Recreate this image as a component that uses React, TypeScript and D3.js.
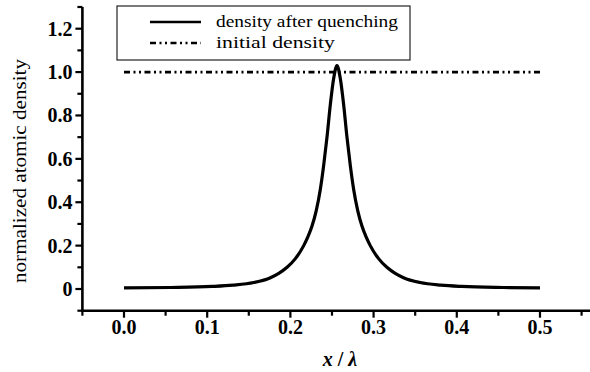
import React, { useEffect, useRef } from 'react';
import * as d3 from 'd3';

// positions along x / lambda and the density
const xPos = [0, 0.056, 0.106, 0.131, 0.156, 0.176, 0.186, 0.196, 0.206, 0.216, 0.221, 0.226, 0.231, 0.236, 0.24,
  0.244, 0.248, 0.252, 0.256, 0.26, 0.264, 0.268, 0.272, 0.276, 0.281, 0.286, 0.291, 0.296, 0.306, 0.316, 0.326,
  0.336, 0.356, 0.381, 0.406, 0.456, 0.5];
const afterQuench = [0.005, 0.007, 0.012, 0.018, 0.03, 0.052, 0.072, 0.1, 0.14, 0.2, 0.24, 0.29, 0.36, 0.46, 0.57,
  0.7, 0.85, 0.97, 1.03, 0.97, 0.85, 0.7, 0.57, 0.46, 0.36, 0.29, 0.24, 0.2, 0.14, 0.1, 0.072,
  0.052, 0.03, 0.018, 0.012, 0.007, 0.005];
const initialX = [0, 0.5];
const initialDensity = [1.0, 1.0];

const xTicks = [0, 0.1, 0.2, 0.3, 0.4, 0.5];
const xTickLabels = ['0.0', '0.1', '0.2', '0.3', '0.4', '0.5'];
const yTicks = [0, 0.2, 0.4, 0.6, 0.8, 1.0, 1.2];
const yTickLabels = ['0', '0.2', '0.4', '0.6', '0.8', '1.0', '1.2'];
const legendNames = ['density after quenching', 'initial density'];

const W = 590;
const H = 372;
const FONT = '"Liberation Serif", "Times New Roman", serif';
const DASH = '6,3.5,2,3.5,2,3.5';

export default function App() {
  const ref = useRef<SVGSVGElement>(null);

  useEffect(() => {
    const svg = d3.select(ref.current);
    svg.selectAll('*').remove();

    const x = d3.scaleLinear().domain([-0.05, 0.56]).range([82.4, 589.9]);
    const y = d3.scaleLinear().domain([-0.1, 1.3]).range([310.7, 7]);

    svg.append('rect').attr('width', W).attr('height', H).attr('fill', '#fff');

    // axes lines
    const axes = svg.append('g').attr('stroke', '#000').attr('stroke-width', 2.6).attr('fill', 'none');
    axes.append('line').attr('x1', x(-0.05)).attr('x2', x(-0.05)).attr('y1', y(1.3)).attr('y2', y(-0.1));
    axes.append('line').attr('x1', x(-0.05) - 1.3).attr('x2', W).attr('y1', y(-0.1)).attr('y2', y(-0.1));

    // y ticks
    const yMinor = d3.range(-1, 14).map(i => i / 10).filter(v => !yTicks.some(t => Math.abs(t - v) < 1e-6));
    const ticks = svg.append('g').attr('stroke', '#000').attr('stroke-width', 2.2);
    ticks.selectAll('.ymaj').data(yTicks).enter().append('line')
      .attr('x1', x(-0.05) - 7).attr('x2', x(-0.05))
      .attr('y1', d => y(d)).attr('y2', d => y(d));
    ticks.selectAll('.ymin').data(yMinor).enter().append('line')
      .attr('x1', x(-0.05) - 5).attr('x2', x(-0.05))
      .attr('y1', d => y(d)).attr('y2', d => y(d));

    // x ticks
    const xMinor = [-0.05, 0.05, 0.15, 0.25, 0.35, 0.45, 0.55];
    ticks.selectAll('.xmaj').data(xTicks).enter().append('line')
      .attr('x1', d => x(d)).attr('x2', d => x(d))
      .attr('y1', y(-0.1)).attr('y2', y(-0.1) + 7);
    ticks.selectAll('.xmin').data(xMinor).enter().append('line')
      .attr('x1', d => x(d)).attr('x2', d => x(d))
      .attr('y1', y(-0.1)).attr('y2', y(-0.1) + 5);

    // tick labels
    svg.append('g').selectAll('text').data(yTicks).enter().append('text')
      .attr('x', x(-0.05) - 10).attr('y', d => y(d)).attr('dy', '0.35em')
      .attr('text-anchor', 'end').attr('font-family', FONT).attr('font-weight', 'bold')
      .attr('font-size', 20).text((d, i) => yTickLabels[i]);
    svg.append('g').selectAll('text').data(xTicks).enter().append('text')
      .attr('x', d => x(d)).attr('y', 334)
      .attr('text-anchor', 'middle').attr('font-family', FONT).attr('font-weight', 'bold')
      .attr('font-size', 20).text((d, i) => xTickLabels[i]);

    // axis titles
    svg.append('text')
      .attr('transform', `translate(26,${(58 + 284) / 2}) rotate(-90)`)
      .attr('text-anchor', 'middle').attr('font-family', FONT).attr('font-size', 18)
      .attr('textLength', 224).attr('lengthAdjust', 'spacingAndGlyphs')
      .text('normalized atomic density');
    const xl = svg.append('text').attr('x', 340).attr('y', 366).attr('text-anchor', 'middle')
      .attr('font-family', FONT).attr('font-size', 20).attr('font-weight', 'bold');
    xl.append('tspan').attr('font-style', 'italic').text('x');
    xl.append('tspan').text(' / ');
    xl.append('tspan').attr('font-style', 'italic').text('λ');

    // initial density
    const line = d3.line<number>().x((d, i) => x(initialX[i])).y(d => y(d));
    svg.append('path').datum(initialDensity).attr('d', line)
      .attr('fill', 'none').attr('stroke', '#000').attr('stroke-width', 2.8).attr('stroke-dasharray', DASH);

    // density after quenching
    const curve = d3.line<number>().x((d, i) => x(xPos[i])).y(d => y(d)).curve(d3.curveMonotoneX);
    svg.append('path').datum(afterQuench).attr('d', curve)
      .attr('fill', 'none').attr('stroke', '#000').attr('stroke-width', 3.2).attr('stroke-linejoin', 'round');

    // legend
    const lg = svg.append('g');
    lg.append('rect').attr('x', 117).attr('y', 6).attr('width', 293).attr('height', 54)
      .attr('fill', '#fff').attr('stroke', '#222').attr('stroke-width', 1.2);
    const rows = [22, 43];
    const widths = [182, 119];
    lg.append('line').attr('x1', 150).attr('x2', 201).attr('y1', rows[0]).attr('y2', rows[0])
      .attr('stroke', '#000').attr('stroke-width', 2.6);
    lg.append('line').attr('x1', 150).attr('x2', 201).attr('y1', rows[1]).attr('y2', rows[1])
      .attr('stroke', '#000').attr('stroke-width', 2.6).attr('stroke-dasharray', DASH);
    lg.selectAll('.lt').data(legendNames).enter().append('text')
      .attr('x', 216).attr('y', (d, i) => rows[i]).attr('dy', '0.32em')
      .attr('font-family', FONT).attr('font-size', 17)
      .attr('textLength', (d, i) => widths[i]).attr('lengthAdjust', 'spacingAndGlyphs')
      .text(d => d);
  }, []);

  return (
    <svg ref={ref} width={W} height={H} style={{ position: 'absolute', left: 0, top: 0, display: 'block' }} />
  );
}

**Aim of the exercise:**
Starting at the top of the listing above, reproduce each line up to and including the one with "const initialDensity = [1.0, 1.0];"; omit the pictures.

**Task response:**
Recreate this image as a component that uses React, TypeScript and D3.js.
import React, { useEffect, useRef } from 'react';
import * as d3 from 'd3';

// positions along x / lambda and the density
const xPos = [0, 0.056, 0.106, 0.131, 0.156, 0.176, 0.186, 0.196, 0.206, 0.216, 0.221, 0.226, 0.231, 0.236, 0.24,
  0.244, 0.248, 0.252, 0.256, 0.26, 0.264, 0.268, 0.272, 0.276, 0.281, 0.286, 0.291, 0.296, 0.306, 0.316, 0.326,
  0.336, 0.356, 0.381, 0.406, 0.456, 0.5];
const afterQuench = [0.005, 0.007, 0.012, 0.018, 0.03, 0.052, 0.072, 0.1, 0.14, 0.2, 0.24, 0.29, 0.36, 0.46, 0.57,
  0.7, 0.85, 0.97, 1.03, 0.97, 0.85, 0.7, 0.57, 0.46, 0.36, 0.29, 0.24, 0.2, 0.14, 0.1, 0.072,
  0.052, 0.03, 0.018, 0.012, 0.007, 0.005];
const initialX = [0, 0.5];
const initialDensity = [1.0, 1.0];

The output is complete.